_Given data_
▼

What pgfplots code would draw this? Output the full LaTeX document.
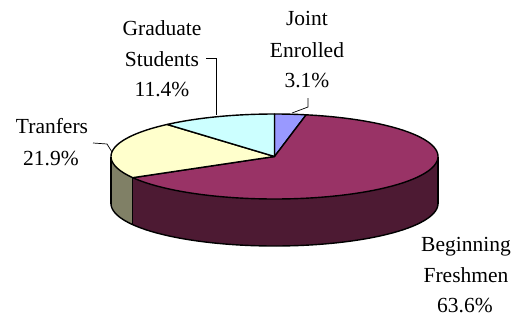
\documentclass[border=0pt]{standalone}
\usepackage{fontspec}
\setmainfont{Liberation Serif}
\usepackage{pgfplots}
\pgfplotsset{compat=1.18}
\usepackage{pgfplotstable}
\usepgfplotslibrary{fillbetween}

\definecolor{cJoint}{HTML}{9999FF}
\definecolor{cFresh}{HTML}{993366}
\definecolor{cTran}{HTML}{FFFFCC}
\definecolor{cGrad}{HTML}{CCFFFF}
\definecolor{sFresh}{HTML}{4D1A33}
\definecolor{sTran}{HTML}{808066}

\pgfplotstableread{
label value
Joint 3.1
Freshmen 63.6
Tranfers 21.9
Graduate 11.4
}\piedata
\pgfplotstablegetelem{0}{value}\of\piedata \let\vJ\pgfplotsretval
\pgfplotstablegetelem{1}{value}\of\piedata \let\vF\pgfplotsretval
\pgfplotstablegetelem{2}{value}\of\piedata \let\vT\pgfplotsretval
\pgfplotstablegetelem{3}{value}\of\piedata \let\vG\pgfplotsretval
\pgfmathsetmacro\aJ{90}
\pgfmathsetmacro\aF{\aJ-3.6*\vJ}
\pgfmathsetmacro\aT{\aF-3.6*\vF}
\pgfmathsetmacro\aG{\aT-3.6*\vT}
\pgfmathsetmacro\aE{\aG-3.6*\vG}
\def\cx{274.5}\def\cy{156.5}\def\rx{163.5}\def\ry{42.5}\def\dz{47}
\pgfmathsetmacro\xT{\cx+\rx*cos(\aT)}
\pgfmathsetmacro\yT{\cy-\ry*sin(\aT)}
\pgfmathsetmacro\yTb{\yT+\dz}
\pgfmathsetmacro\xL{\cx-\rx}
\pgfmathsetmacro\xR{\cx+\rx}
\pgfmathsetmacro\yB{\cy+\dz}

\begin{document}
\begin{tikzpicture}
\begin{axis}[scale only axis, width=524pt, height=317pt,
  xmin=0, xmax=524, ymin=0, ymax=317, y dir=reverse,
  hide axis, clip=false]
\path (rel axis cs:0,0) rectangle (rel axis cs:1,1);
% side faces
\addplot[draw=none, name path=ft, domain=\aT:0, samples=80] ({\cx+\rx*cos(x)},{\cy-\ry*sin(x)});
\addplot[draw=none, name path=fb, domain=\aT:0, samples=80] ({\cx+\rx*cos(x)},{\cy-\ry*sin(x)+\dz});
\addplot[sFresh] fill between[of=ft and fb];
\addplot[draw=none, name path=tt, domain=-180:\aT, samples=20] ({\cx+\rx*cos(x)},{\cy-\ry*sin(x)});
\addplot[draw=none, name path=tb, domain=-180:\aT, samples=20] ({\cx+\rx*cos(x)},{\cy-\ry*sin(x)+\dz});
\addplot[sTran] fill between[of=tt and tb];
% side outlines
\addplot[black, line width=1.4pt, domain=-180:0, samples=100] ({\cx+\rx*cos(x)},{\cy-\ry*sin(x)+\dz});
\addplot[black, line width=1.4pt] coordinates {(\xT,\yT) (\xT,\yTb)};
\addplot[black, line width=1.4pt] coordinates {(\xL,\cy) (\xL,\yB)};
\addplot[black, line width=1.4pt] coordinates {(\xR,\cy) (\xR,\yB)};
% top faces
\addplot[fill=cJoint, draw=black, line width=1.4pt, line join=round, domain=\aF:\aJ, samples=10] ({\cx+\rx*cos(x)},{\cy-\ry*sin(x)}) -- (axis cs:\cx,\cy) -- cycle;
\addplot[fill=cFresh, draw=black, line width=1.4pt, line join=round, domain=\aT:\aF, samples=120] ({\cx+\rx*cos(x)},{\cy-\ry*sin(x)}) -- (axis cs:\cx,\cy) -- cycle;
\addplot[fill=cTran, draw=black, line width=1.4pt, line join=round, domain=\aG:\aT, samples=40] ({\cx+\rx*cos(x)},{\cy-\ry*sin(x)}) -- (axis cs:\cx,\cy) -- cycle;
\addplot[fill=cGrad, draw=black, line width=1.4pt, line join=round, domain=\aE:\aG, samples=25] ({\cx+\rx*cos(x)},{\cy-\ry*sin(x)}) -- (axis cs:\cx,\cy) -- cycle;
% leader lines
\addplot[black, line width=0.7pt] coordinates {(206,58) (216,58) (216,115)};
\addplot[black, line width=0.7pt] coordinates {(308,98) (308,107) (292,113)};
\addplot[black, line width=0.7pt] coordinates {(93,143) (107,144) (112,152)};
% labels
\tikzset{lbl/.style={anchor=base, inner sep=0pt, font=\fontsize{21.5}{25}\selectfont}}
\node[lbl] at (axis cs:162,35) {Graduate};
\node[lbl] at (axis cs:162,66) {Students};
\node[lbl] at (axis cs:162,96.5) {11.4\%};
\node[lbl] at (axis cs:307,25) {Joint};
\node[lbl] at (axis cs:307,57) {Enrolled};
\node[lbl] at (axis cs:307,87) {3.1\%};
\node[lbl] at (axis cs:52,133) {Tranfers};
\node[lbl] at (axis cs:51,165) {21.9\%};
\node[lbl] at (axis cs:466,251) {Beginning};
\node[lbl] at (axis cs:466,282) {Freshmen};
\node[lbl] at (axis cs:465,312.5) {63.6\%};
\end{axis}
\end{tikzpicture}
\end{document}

▲

_What the task asks_
Extract all lines containing the word "draw".

_Expected answer_
What pgfplots code would draw this? Output the full LaTeX document.
\addplot[draw=none, name path=ft, domain=\aT:0, samples=80] ({\cx+\rx*cos(x)},{\cy-\ry*sin(x)});
\addplot[draw=none, name path=fb, domain=\aT:0, samples=80] ({\cx+\rx*cos(x)},{\cy-\ry*sin(x)+\dz});
\addplot[draw=none, name path=tt, domain=-180:\aT, samples=20] ({\cx+\rx*cos(x)},{\cy-\ry*sin(x)});
\addplot[draw=none, name path=tb, domain=-180:\aT, samples=20] ({\cx+\rx*cos(x)},{\cy-\ry*sin(x)+\dz});
\addplot[fill=cJoint, draw=black, line width=1.4pt, line join=round, domain=\aF:\aJ, samples=10] ({\cx+\rx*cos(x)},{\cy-\ry*sin(x)}) -- (axis cs:\cx,\cy) -- cycle;
\addplot[fill=cFresh, draw=black, line width=1.4pt, line join=round, domain=\aT:\aF, samples=120] ({\cx+\rx*cos(x)},{\cy-\ry*sin(x)}) -- (axis cs:\cx,\cy) -- cycle;
\addplot[fill=cTran, draw=black, line width=1.4pt, line join=round, domain=\aG:\aT, samples=40] ({\cx+\rx*cos(x)},{\cy-\ry*sin(x)}) -- (axis cs:\cx,\cy) -- cycle;
\addplot[fill=cGrad, draw=black, line width=1.4pt, line join=round, domain=\aE:\aG, samples=25] ({\cx+\rx*cos(x)},{\cy-\ry*sin(x)}) -- (axis cs:\cx,\cy) -- cycle;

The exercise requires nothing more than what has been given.